Reading and writing are the essential tools for learning; therefore, attaining proficiency in these areas at an early age is vital. We place a strong emphasis on literacy skills. Our students are given the necessary decoding skills to independently understand a Hebrew or Aramaic text, so they do not need to be over-reliant on their teachers.


One of the core principles in Chabad’s philosophy is the importance of processing and internalizing knowledge and daily experiences; to be a Pnimi. Therefore, OYYL’s priority is to teach our students educational tools as opposed to focusing solely on knowledge gain. We believe that training a child to think critically, reflect on information, and relate it to their lives is the most crucial part of education.

OYYL is the only school in the US that promotes pure Chassidic education within an “open learning” classroom.

Whereas typical frontal learning focuses on standardizing the educational process and attaining homogeneity, “open learning” is a child-centric method that focuses on the individual student’s needs. 

Therefore, our classes are small, with 12-14 students to facilitate this process. Additionally, instead of standing at the front of the classroom and lecturing to everyone at the same level, our teachers instruct their students individually or in small focus groups. These groups are based on the student’s abilities and pace of comprehension and the instructional methods that work best for them. Thus, we allow our students and teachers the utmost flexibility to be genuinely engaged in the process of learning. In addition, our child-centric approach allows our teachers the freedom to tailor-fit a suitable environment to stimulate student creativity.

Our approach also guarantees a nurturing and positive social structure between students. Since students work together in study groups, they foster a feeling of love and brotherhood. We encourage positive language and constructive behavior, thereby eliminating competitiveness and the possibility of bullying from the classroom environment.

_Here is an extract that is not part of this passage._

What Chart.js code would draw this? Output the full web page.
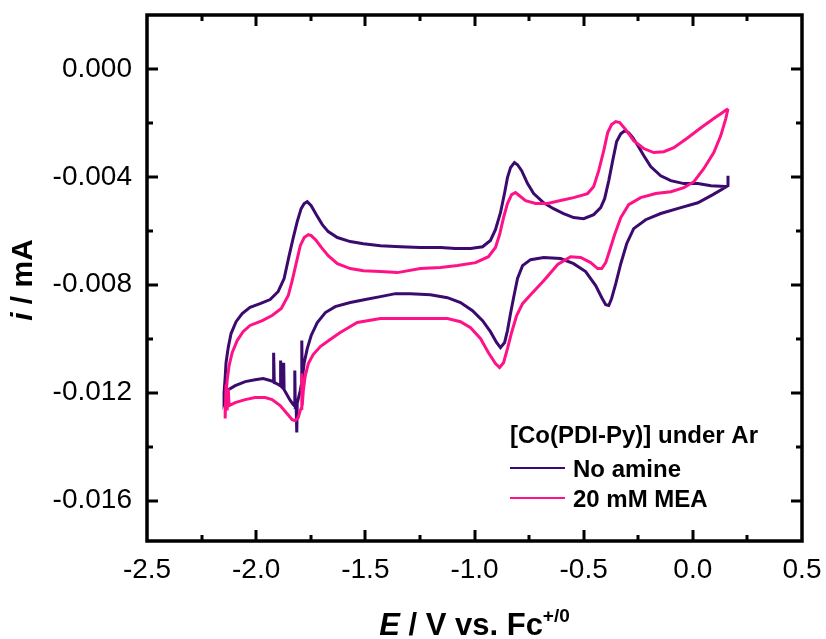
<!DOCTYPE html>
<html>
<head>
<meta charset="utf-8">
<script src="https://cdn.jsdelivr.net/npm/chart.js@4.4.1/dist/chart.umd.min.js"></script>
<style>
    html, body { margin: 0; padding: 0; background: #fff; }
    canvas { display: block; }
</style>
</head>
<body>
<canvas id="cvCanvas" width="826" height="639"></canvas>
<script>
"use strict";

// potential sweep (V vs Fc+/0) and current (mA), one closed loop per trace
const noAmineE = [
    0.151, 0.083, 0.023, -0.041, -0.101, -0.147, -0.193, -0.225, -0.252, -0.275,
    -0.294, -0.312, -0.330, -0.349, -0.367, -0.385, -0.404, -0.422, -0.454, -0.500,
    -0.546, -0.592, -0.638, -0.683, -0.729, -0.757, -0.784, -0.803, -0.817, -0.835,
    -0.849, -0.862, -0.881, -0.904, -0.927, -0.963, -1.018, -1.087, -1.156, -1.248,
    -1.339, -1.431, -1.509, -1.569, -1.628, -1.670, -1.697, -1.725, -1.748, -1.766,
    -1.780, -1.794, -1.812, -1.830, -1.849, -1.872, -1.899, -1.936, -1.982, -2.028,
    -2.064, -2.092, -2.115, -2.128, -2.138, -2.142, -2.147, -2.147,
    -2.133, -2.096, -2.050, -2.005, -1.968, -1.936, -1.922, -1.920, -1.917, -1.908,
    -1.899, -1.890, -1.888, -1.885, -1.876, -1.874, -1.872, -1.862, -1.844, -1.830,
    -1.826, -1.823, -1.821, -1.817, -1.814, -1.812, -1.807, -1.798, -1.794, -1.791,
    -1.789, -1.780, -1.766, -1.748, -1.720, -1.683, -1.638, -1.569, -1.500, -1.431,
    -1.362, -1.294, -1.202, -1.124, -1.064, -1.009, -0.963, -0.927, -0.899, -0.881,
    -0.862, -0.849, -0.835, -0.821, -0.803, -0.780, -0.743, -0.683, -0.606, -0.546,
    -0.491, -0.445, -0.417, -0.399, -0.385, -0.372, -0.353, -0.330, -0.303, -0.271,
    -0.216, -0.147, -0.055, 0.023, 0.092, 0.138, 0.161, 0.161
];
const noAmineI = [
    -0.00436, -0.00433, -0.00425, -0.00425, -0.00414, -0.00396, -0.00362, -0.00321, -0.00284, -0.00255,
    -0.00236, -0.00229, -0.00240, -0.00269, -0.00340, -0.00414, -0.00481, -0.00514, -0.00540, -0.00555,
    -0.00551, -0.00536, -0.00518, -0.00496, -0.00462, -0.00425, -0.00377, -0.00355, -0.00347, -0.00366,
    -0.00403, -0.00459, -0.00533, -0.00596, -0.00636, -0.00659, -0.00666, -0.00666, -0.00662, -0.00662,
    -0.00659, -0.00655, -0.00648, -0.00640, -0.00625, -0.00603, -0.00577, -0.00540, -0.00507, -0.00492,
    -0.00499, -0.00518, -0.00566, -0.00625, -0.00692, -0.00777, -0.00825, -0.00855, -0.00870, -0.00884,
    -0.00907, -0.00937, -0.00981, -0.01033, -0.01089, -0.01144, -0.01200, -0.01229,
    -0.01192, -0.01174, -0.01159, -0.01152, -0.01148, -0.01155, -0.01159, -0.01052, -0.01163, -0.01166,
    -0.01170, -0.01174, -0.01081, -0.01177, -0.01185, -0.01089, -0.01189, -0.01203, -0.01229, -0.01244,
    -0.01248, -0.01118, -0.01248, -0.01244, -0.01348, -0.01240, -0.01222, -0.01192, -0.01174, -0.01007,
    -0.01148, -0.01089, -0.01037, -0.00988, -0.00940, -0.00903, -0.00881, -0.00866, -0.00855, -0.00844,
    -0.00833, -0.00833, -0.00837, -0.00848, -0.00866, -0.00896, -0.00933, -0.00974, -0.01014, -0.01033,
    -0.01014, -0.00970, -0.00907, -0.00848, -0.00777, -0.00729, -0.00707, -0.00699, -0.00703, -0.00722,
    -0.00751, -0.00803, -0.00848, -0.00874, -0.00877, -0.00851, -0.00796, -0.00722, -0.00648, -0.00592,
    -0.00559, -0.00536, -0.00514, -0.00496, -0.00466, -0.00444, -0.00433, -0.00396
];

const meaE = [
    0.161, 0.128, 0.096, 0.037, -0.023, -0.087, -0.133, -0.179, -0.225, -0.271,
    -0.307, -0.335, -0.353, -0.372, -0.390, -0.408, -0.431, -0.454, -0.482, -0.546,
    -0.606, -0.665, -0.720, -0.766, -0.794, -0.812, -0.830, -0.849, -0.867, -0.885,
    -0.904, -0.936, -0.995, -1.078, -1.156, -1.248, -1.353, -1.431, -1.509, -1.569,
    -1.628, -1.670, -1.697, -1.725, -1.748, -1.761, -1.780, -1.798, -1.817, -1.835,
    -1.853, -1.885, -1.927, -1.972, -2.028, -2.060, -2.087, -2.110, -2.124, -2.133,
    -2.138, -2.142, -2.142, -2.138, -2.133, -2.128, -2.124,
    -2.096, -2.050, -2.005, -1.959, -1.927, -1.890, -1.858, -1.835, -1.821, -1.807,
    -1.798, -1.794, -1.791, -1.789, -1.784, -1.775, -1.761, -1.739, -1.706, -1.661,
    -1.615, -1.537, -1.431, -1.339, -1.202, -1.124, -1.064, -1.018, -0.972, -0.936,
    -0.904, -0.885, -0.867, -0.849, -0.830, -0.807, -0.780, -0.743, -0.683, -0.619,
    -0.560, -0.514, -0.468, -0.436, -0.417, -0.399, -0.381, -0.358, -0.330, -0.294,
    -0.239, -0.170, -0.101, -0.041, 0.005, 0.050, 0.096, 0.128, 0.151, 0.161
];
const meaI = [
    -0.00147, -0.00166, -0.00184, -0.00218, -0.00255, -0.00292, -0.00307, -0.00310, -0.00295, -0.00266,
    -0.00225, -0.00199, -0.00195, -0.00206, -0.00236, -0.00303, -0.00377, -0.00436, -0.00462, -0.00477,
    -0.00488, -0.00499, -0.00499, -0.00488, -0.00470, -0.00458, -0.00466, -0.00499, -0.00551, -0.00614,
    -0.00662, -0.00696, -0.00718, -0.00729, -0.00736, -0.00740, -0.00755, -0.00751, -0.00748, -0.00740,
    -0.00722, -0.00692, -0.00666, -0.00636, -0.00618, -0.00614, -0.00625, -0.00655, -0.00722, -0.00785,
    -0.00840, -0.00888, -0.00914, -0.00933, -0.00951, -0.00974, -0.01007, -0.01052, -0.01100, -0.01155,
    -0.01211, -0.01266, -0.01296, -0.01170, -0.01266, -0.01185, -0.01248,
    -0.01237, -0.01226, -0.01218, -0.01218, -0.01226, -0.01248, -0.01278, -0.01300, -0.01304, -0.01292,
    -0.01266, -0.01259, -0.01129, -0.01248, -0.01192, -0.01137, -0.01092, -0.01059, -0.01029, -0.01003,
    -0.00977, -0.00940, -0.00925, -0.00925, -0.00925, -0.00925, -0.00937, -0.00959, -0.01000, -0.01052,
    -0.01092, -0.01107, -0.01089, -0.01037, -0.00977, -0.00914, -0.00870, -0.00837, -0.00785, -0.00725,
    -0.00696, -0.00699, -0.00718, -0.00740, -0.00740, -0.00718, -0.00673, -0.00614, -0.00551, -0.00503,
    -0.00477, -0.00462, -0.00455, -0.00440, -0.00418, -0.00370, -0.00310, -0.00247, -0.00184, -0.00147
];

const xTicks = [-2.5, -2.0, -1.5, -1.0, -0.5, 0.0, 0.5];
const yTicks = [0.000, -0.004, -0.008, -0.012, -0.016];
const seriesLabels = ['No amine', '20 mM MEA'];
const legendTitle = '[Co(PDI-Py)] under Ar';

const FONT = '"Liberation Sans", Arial, Helvetica, sans-serif';
const PURPLE = '#3b0a6e';
const PINK = '#ff1288';

function toPoints(xs, ys) {
    return xs.map((x, i) => ({ x: x, y: ys[i] }));
}

// frame, inward ticks, axis titles and legend
const framePlugin = {
    id: 'frame',
    afterDraw(chart) {
        const c = chart.ctx;
        const a = chart.chartArea;
        const sx = chart.scales.x;
        const sy = chart.scales.y;
        c.save();
        c.strokeStyle = '#000';
        c.lineWidth = 3;
        c.lineCap = 'butt';

        const majorLen = 11, minorLen = 6;
        const tickX = (v, len) => {
            const px = Math.round(sx.getPixelForValue(v));
            c.beginPath();
            c.moveTo(px, a.bottom); c.lineTo(px, a.bottom - len);
            c.moveTo(px, a.top); c.lineTo(px, a.top + len);
            c.stroke();
        };
        const tickY = (v, len) => {
            const py = Math.round(sy.getPixelForValue(v));
            c.beginPath();
            c.moveTo(a.left, py); c.lineTo(a.left + len, py);
            c.moveTo(a.right, py); c.lineTo(a.right - len, py);
            c.stroke();
        };
        for (let i = 0; i < xTicks.length; i++) {
            if (i > 0 && i < xTicks.length - 1) tickX(xTicks[i], majorLen);
            if (i < xTicks.length - 1) tickX((xTicks[i] + xTicks[i + 1]) / 2, minorLen);
        }
        for (let i = 0; i < yTicks.length; i++) {
            tickY(yTicks[i], majorLen);
            if (i < yTicks.length - 1) tickY((yTicks[i] + yTicks[i + 1]) / 2, minorLen);
        }

        c.lineWidth = 3.5;
        c.strokeRect(a.left, a.top, a.right - a.left, a.bottom - a.top);

        // x title: E / V vs. Fc+/0
        c.fillStyle = '#000';
        c.textBaseline = 'alphabetic';
        const fMain = 'bold 31px ' + FONT;
        const fItal = 'italic bold 31px ' + FONT;
        const fSup = 'bold 19px ' + FONT;
        c.font = fItal; const wE = c.measureText('E').width;
        c.font = fMain; const wRest = c.measureText(' / V vs. Fc').width;
        c.font = fSup; const wSup = c.measureText('+/0').width;
        let x0 = (a.left + a.right) / 2 - (wE + wRest + wSup) / 2;
        const base = 635;
        c.font = fItal; c.fillText('E', x0, base); x0 += wE;
        c.font = fMain; c.fillText(' / V vs. Fc', x0, base); x0 += wRest;
        c.font = fSup; c.fillText('+/0', x0, base - 13);

        // y title: i / mA
        c.save();
        c.translate(32, (a.top + a.bottom) / 2 + 2);
        c.rotate(-Math.PI / 2);
        c.font = 'italic bold 30px ' + FONT; const wi = c.measureText('i').width;
        c.font = 'bold 30px ' + FONT; const wm = c.measureText(' / mA').width;
        let y0 = -(wi + wm) / 2;
        c.font = 'italic bold 30px ' + FONT; c.fillText('i', y0, 0);
        c.font = 'bold 30px ' + FONT; c.fillText(' / mA', y0 + wi, 0);
        c.restore();

        // legend
        c.font = 'bold 24px ' + FONT;
        c.fillText(legendTitle, 510, 443);
        chart.data.datasets.forEach((ds, i) => {
            const ly = 468 + i * 30;
            c.strokeStyle = ds.borderColor;
            c.lineWidth = 2;
            c.beginPath();
            c.moveTo(510, ly); c.lineTo(565, ly);
            c.stroke();
            c.fillText(ds.label, 573, ly + 9);
        });
        c.restore();
    }
};

const ctx = document.getElementById('cvCanvas').getContext('2d');
const chart = new Chart(ctx, {
    type: 'scatter',
    data: {
        datasets: [
            {
                label: seriesLabels[0],
                data: toPoints(noAmineE, noAmineI),
                borderColor: PURPLE,
                borderWidth: 3,
                showLine: true,
                pointRadius: 0,
                tension: 0,
                order: 1
            },
            {
                label: seriesLabels[1],
                data: toPoints(meaE, meaI),
                borderColor: PINK,
                borderWidth: 3,
                showLine: true,
                pointRadius: 0,
                tension: 0,
                order: 0
            }
        ]
    },
    options: {
        responsive: false,
        animation: false,
        layout: { padding: { top: 15, right: 24, left: 0, bottom: 0 } },
        plugins: {
            legend: { display: false },
            tooltip: { enabled: false }
        },
        scales: {
            x: {
                type: 'linear',
                min: -2.5,
                max: 0.5,
                afterBuildTicks: (s) => { s.ticks = xTicks.map(v => ({ value: v })); },
                afterFit: (s) => {
                    s.height = 98;
                    s.paddingLeft = 0;
                    s.paddingRight = 0;
                },
                grid: { display: false, drawTicks: false },
                border: { display: false },
                ticks: {
                    autoSkip: false,
                    maxRotation: 0,
                    padding: 12,
                    color: '#000',
                    font: { family: FONT, size: 28 },
                    callback: (v) => Number(v).toFixed(1)
                }
            },
            y: {
                type: 'linear',
                min: -0.0175,
                max: 0.002,
                afterBuildTicks: (s) => { s.ticks = yTicks.map(v => ({ value: v })); },
                afterFit: (s) => {
                    s.width = 147;
                    s.paddingTop = 0;
                    s.paddingBottom = 0;
                },
                grid: { display: false, drawTicks: false },
                border: { display: false },
                ticks: {
                    autoSkip: false,
                    padding: 15,
                    color: '#000',
                    font: { family: FONT, size: 28 },
                    callback: (v) => Number(v).toFixed(3)
                }
            }
        }
    },
    plugins: [framePlugin]
});
</script>
</body>
</html>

Our student-friendly designed classrooms are colorful and bright with engaging furniture that is conducive for learning. Every component in our rooms is intended to promote a healthy and interactive classroom setting, from furniture size to placement. There are also numerous workstations for different activities, such as a place where students do desk work, a station where they can do individual work and finish their class work,  a play area, and an art center. This way our students are engaged in various ways.